The idea to build a boat straight out of the Golden Age of Piracy was born in the middle of a dreary Berlin November. It was to be manned by a crew of corsairs prowling the Seven Seas on the hunt for the best travel deals. Johannes says, “Albamy knew that with the many resources at our disposal, we could provide just the right support for the creative process.” Karben’s Creative department furnished a ­selection of realistic renderings to get everyone on the same page and working towards the same goal. A two-storey pirate ship got the nod.

Kay Ruchay, technical project manager at satis&fy Berlin, quickly brushed up on his 17th century shipbuilding skills, but his choice of medium, Forex panels, was rather more modern. Why rigid foam rather than wood? “Because this boat wasn’t built to float!” But it would have to float, figuratively speaking.
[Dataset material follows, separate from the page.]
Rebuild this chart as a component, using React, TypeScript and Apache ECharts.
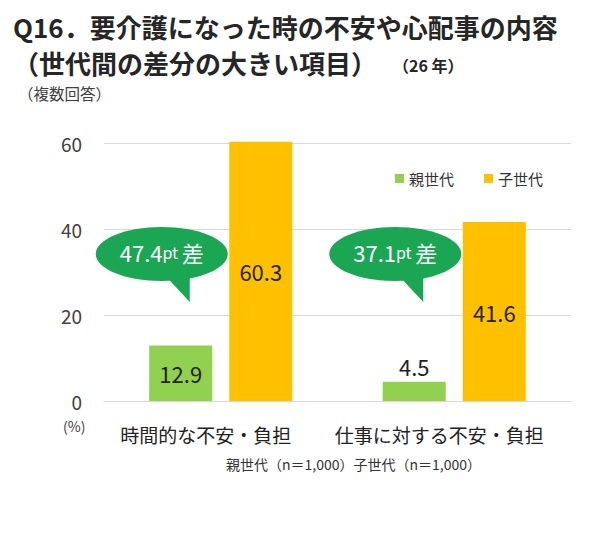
import React, { useEffect, useRef } from 'react'
import * as echarts from 'echarts'

const FONT = '"Noto Sans CJK JP", "Noto Sans", sans-serif'

// データ
const categories = ['時間的な不安・負担', '仕事に対する不安・負担']
const parentName = '親世代'
const childName = '子世代'
const parentValues = [12.9, 4.5]
const childValues = [60.3, 41.6]
const yTicks = [0, 20, 40, 60]

const titleLine1 = 'Q16．要介護になった時の不安や心配事の内容'
const titleLine2 = '（世代間の差分の大きい項目）'
const titleYear = '（26 年）'
const subTitle = '（複数回答）'
const unitLabel = '(%)'
const footnote = '親世代（n＝1,000）子世代（n＝1,000）'

// 世代間の差分
const diffs = childValues.map((v, i) => Math.round((v - parentValues[i]) * 10) / 10)

const GREEN = '#92d050'
const ORANGE = '#ffc000'
const BUBBLE = '#1aa652'

export default function App() {
  const chartRef = useRef<HTMLDivElement>(null)

  useEffect(() => {
    if (!chartRef.current) return
    const chart = echarts.init(chartRef.current, null, { renderer: 'svg' })

    const labelStyle = {
      show: true,
      fontFamily: FONT,
      fontSize: 22,
      color: '#222',
      formatter: (p: any) => p.value.toFixed(1),
    }

    // 小さい棒はラベルを上に出す
    const barData = (vals: number[]) =>
      vals.map(v => (v < 8 ? { value: v, label: { position: 'top' } } : v))

    const option = {
      animation: false,
      textStyle: { fontFamily: FONT },
      grid: { left: 104, right: 28, top: 143, bottom: 153, containLabel: false },
      legend: {
        data: [parentName, childName],
        left: 390,
        top: 166,
        icon: 'rect',
        itemWidth: 9,
        itemHeight: 9,
        itemGap: 30,
        textStyle: { fontFamily: FONT, fontSize: 15, color: '#333' },
      },
      xAxis: {
        type: 'category',
        data: categories,
        axisLine: { lineStyle: { color: '#d9d9d9' } },
        axisTick: { show: false },
        axisLabel: {
          interval: 0,
          margin: 24,
          padding: [0, 30, 0, 0],
          fontFamily: FONT,
          fontSize: 19,
          color: '#222',
        },
      },
      yAxis: {
        type: 'value',
        min: yTicks[0],
        max: yTicks[yTicks.length - 1],
        interval: yTicks[1] - yTicks[0],
        axisLine: { show: false },
        axisTick: { show: false },
        axisLabel: { margin: 22, fontFamily: FONT, fontSize: 19, color: '#404040' },
        splitLine: { lineStyle: { color: '#d9d9d9' } },
      },
      series: [
        {
          name: parentName,
          type: 'bar',
          data: barData(parentValues),
          barWidth: '27%',
          barGap: '27%',
          clip: false,
          itemStyle: { color: GREEN },
          label: { ...labelStyle, position: 'inside' },
        },
        {
          name: childName,
          type: 'bar',
          data: barData(childValues),
          barWidth: '27%',
          clip: false,
          itemStyle: { color: ORANGE },
          label: { ...labelStyle, position: 'inside' },
        },
        {
          // 差分の吹き出し
          type: 'custom',
          clip: false,
          silent: true,
          data: diffs.map((d, i) => [i, d]),
          renderItem: (params: any, api: any) => {
            const base = api.coord([api.value(0), 0])
            const cx = base[0] - 59
            const cy = base[1] - 147
            return {
              type: 'group',
              children: [
                {
                  type: 'polygon',
                  shape: { points: [[cx + 2, cy + 20], [cx + 28, cy + 18], [cx + 28, cy + 48]] },
                  style: { fill: BUBBLE },
                },
                {
                  type: 'ellipse',
                  shape: { cx, cy, rx: 66, ry: 27 },
                  style: { fill: BUBBLE },
                },
                {
                  type: 'text',
                  x: cx,
                  y: cy - 2,
                  style: {
                    text: `{a|${api.value(1).toFixed(1)}}{b|pt }{a|差}`,
                    align: 'center',
                    verticalAlign: 'middle',
                    rich: {
                      a: { fontFamily: FONT, fontSize: 22, fill: '#fff', color: '#fff' },
                      b: { fontFamily: FONT, fontSize: 16, fill: '#fff', color: '#fff' },
                    },
                  },
                },
              ],
            }
          },
        },
      ],
      graphic: [
        {
          // タイトル（2行）
          type: 'text',
          left: 13,
          top: 8,
          style: {
            text: titleLine1 + '\n' + titleLine2,
            font: `bold 26px ${FONT}`,
            lineHeight: 36,
            fill: '#262626',
          },
        },
        {
          type: 'text',
          left: 393,
          top: 57,
          style: { text: titleYear, font: `bold 16px ${FONT}`, fill: '#262626' },
        },
        {
          type: 'text',
          left: 18,
          top: 85,
          style: { text: subTitle, font: `15.5px ${FONT}`, fill: '#404040' },
        },
        {
          type: 'text',
          left: 63,
          top: 419,
          style: { text: unitLabel, font: `14px ${FONT}`, fill: '#404040' },
        },
        {
          type: 'text',
          left: 226,
          top: 457,
          style: { text: footnote, font: `14px ${FONT}`, fill: '#333' },
        },
      ],
    }

    chart.setOption(option as any)

    return () => {
      chart.dispose()
    }
  }, [])

  return (
    <div
      ref={chartRef}
      style={{ position: 'fixed', left: 0, top: 0, width: 599, height: 554, background: '#fff' }}
    />
  )
}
The whole point of this exercise was to promote HolidayPirates GmbH’s website at ­Urlaubspiraten.de, so the ship needed to stand out with flying colors rather than going under in a vast sea of expo stands. Kay says, “The customer knew exactly what he wanted. And with us, he had a ­partner that could put his idea into practice as it was envisioned.” The Berlin-based startup’s management also brought on board a swashbuckling crew buoyed by youthful exuberance, brashness and bold enthusiasm to take the market by storm. 

That gambit paid off. The 75 m2 booth constructed of Speedwall components was an instant sensation at the ITB. The two-masted ship made a huge splash in hall 25, its weathered wood look a compelling illusion conjured by digitally printed adhesive foil. Such an unexpected site at a trade fair, the sea rover-themed booth was the runner-up for the Best Exhibitor Award in the Travel Organization category and one of the best designs at the show. On top of that, Kay says, “Many camera teams used the ship as the backdrop for their ITB reports.” Kay’s aluminum-Forex structure was strong enough to safely support a second floor. Visitors climbed the staircase made of Bütec components behind the ship’s façade to look out over the travel industry horizon from the captain’s bridge. The deck offered plenty of privacy to talk business while providing a lofty five-meter perch for watching the portside action. A huge 65 m2 digital print of a Caribbean sunset stretched across HD34 Eurotruss trusses captured that dream vacation vibe for visitors and sent out a powerful message: These buccaneers are serious about commandeering their fair share of the tourism industry spoils.